Across the country, you might find variations and different flavor profiles such as the Caribbean coast’s style of rice and beans where coconut milk is added. You can’t escape rice in Costa Rica, it follows you everywhere and somehow the tables turn and you are in search of it. There is some sort of magic in how the meals come alive in Costa Rica with the base of rice.
It even makes its way onto the dessert menu with arroz con leche (rice pudding) and is on the table at almost every festivity.
Arroz con Pollo
Arroz con pollo (rice and chicken) is shared with family and friends at many gatherings and featured on all the menus with its signature color of orange.
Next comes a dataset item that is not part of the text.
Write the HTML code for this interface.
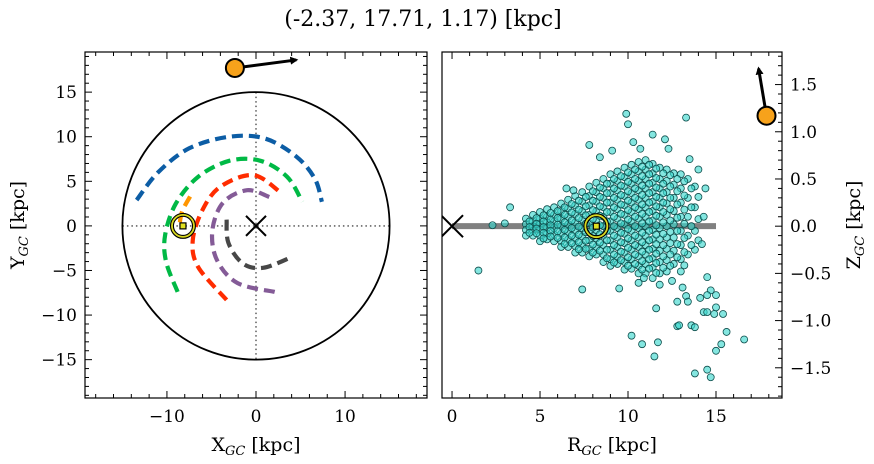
<!DOCTYPE html>
<html><head><meta charset="utf-8"><style>
html,body{margin:0;padding:0;background:#fff;width:874px;height:464px;overflow:hidden}
svg text{font-family:"DejaVu Serif","Liberation Serif",serif;fill:#000}
</style></head><body>
<svg id="chart" width="874" height="464" viewBox="0 0 874 464" xmlns="http://www.w3.org/2000/svg">
<text x="423" y="26" font-size="22" text-anchor="middle">(-2.37, 17.71, 1.17) [kpc]</text>
<g id="left"></g>
<g id="right"></g>
</svg>
<script>
// ---- data ----
const sunXY=[-8.2,0];
const targetXY=[-2.37,17.71];
const targetVelXY=[6.9,0.9];
const targetRZ=[17.87,1.17];
const targetVelRZ=[-0.45,0.5];
const armBlue=[[-13.4,2.9],[-11,6],[-7.5,8.7],[-3,10],[1,9.8],[4.5,7.8],[6.6,5.3],[7.4,2.7]];
const armGreen=[[-8.8,-7.4],[-10.1,-4],[-10.2,-1],[-9,2.5],[-6.5,5.5],[-3,7.3],[0.5,7.3],[3.5,5.5],[5.2,2.7]];
const armOrange=[[-7.4,3.3],[-8.3,1.6],[-8.6,0]];
const armRed=[[-3.3,-8.3],[-6.5,-4.6],[-7.1,-1.6],[-6,1.8],[-4,4.4],[-0.3,5.7],[2.7,3.8]];
const armPurple=[[2.1,-7.4],[-2.1,-6.4],[-4.4,-3.8],[-4.9,-0.5],[-3.7,2.6],[-1,4],[1.6,3.2]];
const armDark=[[-3.3,0.7],[-3.1,-1.9],[-1.5,-4.2],[0.8,-4.7],[4,-3.5]];
const xTicksL=[-10,0,10];
const yTicksL=[-15,-10,-5,0,5,10,15];
const xTicksR=[0,5,10,15];
const yTicksR=[-1.5,-1,-0.5,0,0.5,1,1.5];
const coreRows=[
[4.2,[0.08,0.02,-0.04,-0.1]],
[4.6,[0.12,0.05,0,-0.05,-0.1]],
[5.0,[0.15,0.08,0.02,-0.04,-0.1,-0.16]],
[5.4,[0.18,0.1,0.04,-0.02,-0.08,-0.14]],
[5.8,[0.2,0.12,0.05,-0.02,-0.09,-0.16]],
[6.2,[0.24,0.16,0.08,0,-0.08,-0.16,-0.22]],
[6.6,[0.28,0.19,0.1,0.02,-0.06,-0.14,-0.22]],
[7.0,[0.32,0.22,0.13,0.04,-0.05,-0.13,-0.21,-0.28]],
[7.4,[0.36,0.26,0.16,0.07,-0.02,-0.11,-0.2,-0.28]],
[7.8,[0.42,0.32,0.22,0.12,0.03,-0.06,-0.15,-0.24,-0.32]],
[8.2,[0.46,0.36,0.26,0.16,0.06,-0.04,-0.13,-0.22,-0.3]],
[8.6,[0.5,0.4,0.3,0.2,0.1,0,-0.1,-0.2,-0.3,-0.38]],
[9.0,[0.55,0.45,0.35,0.25,0.15,0.05,-0.05,-0.15,-0.25,-0.35,-0.42]],
[9.4,[0.58,0.48,0.38,0.28,0.18,0.08,-0.02,-0.12,-0.22,-0.32,-0.4]],
[9.8,[0.62,0.52,0.42,0.32,0.22,0.12,0.02,-0.08,-0.18,-0.28,-0.38,-0.46]],
[10.2,[0.65,0.55,0.45,0.35,0.25,0.15,0.05,-0.05,-0.15,-0.25,-0.35,-0.45]],
[10.6,[0.68,0.58,0.48,0.38,0.28,0.18,0.08,-0.02,-0.12,-0.22,-0.32,-0.42,-0.5]],
[11.0,[0.7,0.6,0.5,0.4,0.3,0.2,0.1,0,-0.1,-0.2,-0.3,-0.4,-0.5]],
[11.4,[0.66,0.56,0.46,0.36,0.26,0.16,0.06,-0.04,-0.14,-0.24,-0.34,-0.44,-0.55]],
[11.8,[0.62,0.5,0.4,0.3,0.2,0.1,-0.02,-0.14,-0.26,-0.38,-0.5]],
[12.2,[0.6,0.48,0.36,0.24,0.12,0,-0.12,-0.24,-0.36,-0.48]],
[12.6,[0.56,0.44,0.3,0.16,0.02,-0.12,-0.26,-0.4]],
[13.0,[0.55,0.4,0.25,0.1,-0.05,-0.2,-0.35,-0.48]],
[13.4,[0.5,0.3,0.1,-0.1,-0.3]],
[13.8,[0.42,0.2,-0.05,-0.25]]
];
const outliersR=[9.9,10.0,13.3,11.4,12.1,10.3,10.7,7.8,8.4,9.1,12.3,13.5,14.0,14.4,6.5,6.9,3.3,2.3,3.0,1.5,7.4,9.5,14.3,14.2,14.5,14.7,15.0,14.5,13.1,13.3,12.8,13.4,14.1,15.0,11.6,14.3,14.5,14.9,15.4,12.8,12.9,13.6,13.8,15.6,10.2,10.8,11.7,11.5,15.3,15.0,16.6,13.8,14.5,14.7,10.9,10.6,11.8,12.5];
const outliersZ=[1.19,1.08,1.15,0.97,0.92,0.89,0.82,0.86,0.73,0.8,0.82,0.71,0.6,0.4,0.4,0.38,0.2,0.01,0.03,-0.47,-0.67,-0.66,0.1,-0.19,-0.54,-0.68,-0.73,-0.73,-0.65,-0.74,-0.8,-0.8,-0.76,-0.86,-0.87,-0.91,-0.91,-0.93,-0.93,-1.06,-1.05,-1.05,-1.07,-1.12,-1.16,-1.25,-1.23,-1.38,-1.25,-1.32,-1.2,-1.56,-1.52,-1.6,-0.55,-0.6,-0.62,-0.58];

// ---- helpers ----
const NS="http://www.w3.org/2000/svg";
function mk(parent,tag,attrs){const e=document.createElementNS(NS,tag);for(const k in attrs)e.setAttribute(k,attrs[k]);parent.appendChild(e);return e;}
const L={x0:85,x1:427,y0:52,y1:398,xmin:-19.2,xmax:19.2,ymin:-19.3,ymax:19.5};
const R={x0:442,x1:782,y0:52,y1:398,xmin:-0.57,xmax:18.75,ymin:-1.82,ymax:1.845};
function sx(P,v){return P.x0+(v-P.xmin)/(P.xmax-P.xmin)*(P.x1-P.x0);}
function sy(P,v){return P.y1-(v-P.ymin)/(P.ymax-P.ymin)*(P.y1-P.y0);}
const gL=document.getElementById('left'), gR=document.getElementById('right');
const svg=document.getElementById('chart');
mk(svg,'defs',{}).innerHTML='<clipPath id="clipL"><rect x="85" y="52" width="342" height="346"/></clipPath><clipPath id="clipR"><rect x="442" y="52" width="340" height="346"/></clipPath><marker id="ah" markerWidth="8" markerHeight="8" refX="6" refY="4" orient="auto" markerUnits="userSpaceOnUse" viewBox="0 0 8 8"><path d="M0,0 L8,4 L0,8 z" fill="#000"/></marker>';

function smoothPath(P,pts){
  const p=pts.map(a=>[sx(P,a[0]),sy(P,a[1])]);
  let d='M'+p[0][0]+','+p[0][1];
  for(let i=0;i<p.length-1;i++){
    const a=p[Math.max(0,i-1)],b=p[i],c=p[i+1],e=p[Math.min(p.length-1,i+2)];
    d+=' C'+(b[0]+(c[0]-a[0])/6)+','+(b[1]+(c[1]-a[1])/6)+' '+(c[0]-(e[0]-b[0])/6)+','+(c[1]-(e[1]-b[1])/6)+' '+c[0]+','+c[1];
  }
  return d;
}
function ticks(g,P,major,minorStep,side,labels,fmt){
  const lo=side==='x'?P.xmin:P.ymin, hi=side==='x'?P.xmax:P.ymax;
  const start=Math.ceil(lo/minorStep-1e-9);
  for(let i=start;i*minorStep<=hi+1e-9;i++){
    const v=+(i*minorStep).toFixed(4);
    const isMaj=major.some(m=>Math.abs(m-v)<1e-6);
    const len=isMaj?7:4;
    if(side==='x'){const x=sx(P,v);
      const t1=mk(g,'line',{x1:x,x2:x,y1:P.y1,y2:P.y1-len,stroke:'#000','stroke-width':1});
      
      mk(g,'line',{x1:x,x2:x,y1:P.y0,y2:P.y0+len,stroke:'#000','stroke-width':1});
    } else {const y=sy(P,v);
      if(labels!=='right'){mk(g,'line',{x1:P.x0,x2:P.x0+len,y1:y,y2:y,stroke:'#000','stroke-width':1});}
      const t2=mk(g,'line',{x1:P.x1,x2:P.x1-len,y1:y,y2:y,stroke:'#000','stroke-width':1});
      
    }
  }
  major.forEach(v=>{
    let t;
    const s=fmt(v);
    if(side==='x') t=mk(g,'text',{x:sx(P,v),y:P.y1+24,'font-size':17,'text-anchor':'middle'});
    else if(labels==='right') t=mk(g,'text',{x:P.x1+8,y:sy(P,v)+6,'font-size':17,'text-anchor':'start'});
    else t=mk(g,'text',{x:P.x0-8,y:sy(P,v)+6,'font-size':17,'text-anchor':'end'});
    t.textContent=s;
    
    
  });
}
const minus=v=>(v<0?'\u2212':'')+Math.abs(v);
const minus1=v=>(v<0?'\u2212':'')+Math.abs(v).toFixed(1);

// ---- left panel ----
const cl=mk(gL,'g',{'clip-path':'url(#clipL)'});
mk(cl,'line',{x1:sx(L,0),x2:sx(L,0),y1:sy(L,15),y2:sy(L,-15),stroke:'#666','stroke-width':1.6,'stroke-dasharray':'1.5,3'});
mk(cl,'line',{x1:sx(L,-15),x2:sx(L,15),y1:sy(L,0),y2:sy(L,0),stroke:'#666','stroke-width':1.6,'stroke-dasharray':'1.5,3'});
const circ=mk(cl,'ellipse',{cx:sx(L,0),cy:sy(L,0),rx:sx(L,15)-sx(L,0),ry:sy(L,0)-sy(L,15),fill:'none',stroke:'#000','stroke-width':1.8});

const arms=[[armBlue,'#0C5DA5','arm-blue'],[armGreen,'#00B945','arm-green'],[armOrange,'#FF9500','arm-orange'],[armRed,'#FF2C00','arm-red'],[armPurple,'#845B97','arm-purple'],[armDark,'#474747','arm-dark']];
arms.forEach(a=>{const p=mk(cl,'path',{d:smoothPath(L,a[0]),fill:'none',stroke:a[1],'stroke-width':4.2,'stroke-dasharray':'11,6'});
  });
function xmark(g,x,y,s){mk(g,'path',{d:`M${x-s},${y-s}L${x+s},${y+s}M${x-s},${y+s}L${x+s},${y-s}`,stroke:'#000','stroke-width':2,fill:'none'});}
xmark(cl,sx(L,0),sy(L,0),10);
function sun(g,x,y){const s=mk(g,'g',{});
  
  mk(s,'circle',{cx:x,cy:y,r:11,fill:'none',stroke:'#000','stroke-width':4});
  mk(s,'circle',{cx:x,cy:y,r:11,fill:'none',stroke:'#d8d820','stroke-width':1.8});
  mk(s,'rect',{x:x-3,y:y-3,width:6,height:6,fill:'#e0e020',stroke:'#000','stroke-width':1.2});}
sun(cl,sx(L,sunXY[0]),sy(L,sunXY[1]));
mk(gL,'rect',{x:L.x0,y:L.y0,width:L.x1-L.x0,height:L.y1-L.y0,fill:'none',stroke:'#000','stroke-width':1.2});
ticks(gL,L,xTicksL,2,'x','bottom',minus);
ticks(gL,L,yTicksL,1,'y','left',minus);
const ta=mk(gL,'line',{x1:sx(L,targetXY[0]),y1:sy(L,targetXY[1]),x2:sx(L,targetXY[0]+targetVelXY[0]),y2:sy(L,targetXY[1]+targetVelXY[1]),stroke:'#000','stroke-width':3,'marker-end':'url(#ah)'});

const tc=mk(gL,'circle',{cx:sx(L,targetXY[0]),cy:sy(L,targetXY[1]),r:9,fill:'#F7A21B',stroke:'#000','stroke-width':2});

let t=mk(gL,'text',{x:256,y:451,'font-size':19,'text-anchor':'middle'});
t.innerHTML='X<tspan font-size="13" dy="4" font-style="italic">GC</tspan><tspan dy="-4"> [kpc]</tspan>';

t=mk(gL,'text',{x:0,y:0,'font-size':19,'text-anchor':'middle',transform:'translate(24,225) rotate(-90)'});
t.innerHTML='Y<tspan font-size="13" dy="4" font-style="italic">GC</tspan><tspan dy="-4"> [kpc]</tspan>';


// ---- right panel ----
const cr=mk(gR,'g',{'clip-path':'url(#clipR)'});
const gl=mk(cr,'line',{x1:sx(R,0),x2:sx(R,15),y1:sy(R,0),y2:sy(R,0),stroke:'#808080','stroke-width':6});

const pts=mk(cr,'g',{});

function dot(r,z){const c=mk(pts,'circle',{cx:sx(R,r),cy:sy(R,z),r:3.5,fill:'rgba(56,215,205,0.62)',stroke:'#0d4d4b','stroke-width':0.8});
  }
coreRows.forEach(row=>row[1].forEach(z=>dot(row[0],z)));
coreRows.forEach(row=>row[1].forEach((z,i)=>{if(i<row[1].length-1)dot(row[0]+0.2,(z+row[1][i+1])/2);}));
outliersR.forEach((r,i)=>dot(r,outliersZ[i]));
xmark(cr,sx(R,0),sy(R,0),11);
sun(cr,sx(R,8.2),sy(R,0));
mk(gR,'rect',{x:R.x0,y:R.y0,width:R.x1-R.x0,height:R.y1-R.y0,fill:'none',stroke:'#000','stroke-width':1.2});
ticks(gR,R,xTicksR,1,'x','bottom',minus);
ticks(gR,R,yTicksR,0.1,'y','right',minus1);
const tb=mk(gR,'line',{x1:sx(R,targetRZ[0]),y1:sy(R,targetRZ[1]),x2:sx(R,targetRZ[0]+targetVelRZ[0]),y2:sy(R,targetRZ[1]+targetVelRZ[1]),stroke:'#000','stroke-width':3,'marker-end':'url(#ah)'});

const td=mk(gR,'circle',{cx:sx(R,targetRZ[0]),cy:sy(R,targetRZ[1]),r:9,fill:'#F7A21B',stroke:'#000','stroke-width':2});

t=mk(gR,'text',{x:612,y:451,'font-size':19,'text-anchor':'middle'});
t.innerHTML='R<tspan font-size="13" dy="4" font-style="italic">GC</tspan><tspan dy="-4"> [kpc]</tspan>';

t=mk(gR,'text',{x:0,y:0,'font-size':19,'text-anchor':'middle',transform:'translate(860,225) rotate(-90)'});
t.innerHTML='Z<tspan font-size="13" dy="4" font-style="italic">GC</tspan><tspan dy="-4"> [kpc]</tspan>';

</script>
</body></html>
It doesn’t come from ingredients within the arroz con pollo but from an added ingredient achiote, which you don’t need much of at all to create the beautiful color of the dish.
Achiote comes from the ground up seeds of the annatto tree and is sold as a hard paste, when added to your dish it melts and transforms your meal into its beautiful orangish-red color.
Costa Ricans and tourists alike relish in all the seafood of the country and arroz con mariscos and arroz con camarones (rice with seafood or with shrimp) are ones to be craved by all and a must-try when in Costa Rica. Fresh seafood of the waters creates this savory dish with the traditional vegetables finely diced to give it that extra hint of flavor.
Guanacaste Version
As you travel across the country to Guanacaste, here you will find arroz de mais (rice and corn stew). The long-standing recipe has been passed through Nicoyan generations and is not one that you will too easily find as it is very labor intensive to prepare the dish in its traditional ways.
The most time-consuming part of preparing this dish is plucking every single little hair or feather off of each grain before even beginning to cook the corn.
Final Thoughts
So, when you come to Costa Rica and see rice and beans on every menu don’t be plagued with memories from your budget college days. Here, it is something that you will find yourself making without even thinking twice, it just naturally becomes a part of your everyday life.
Thrifty, easy to put together making a delicious accompaniment for whichever food you are trying to highlight, give rice and beans a chance and you will be more than surprised by the love that you feel in each bite.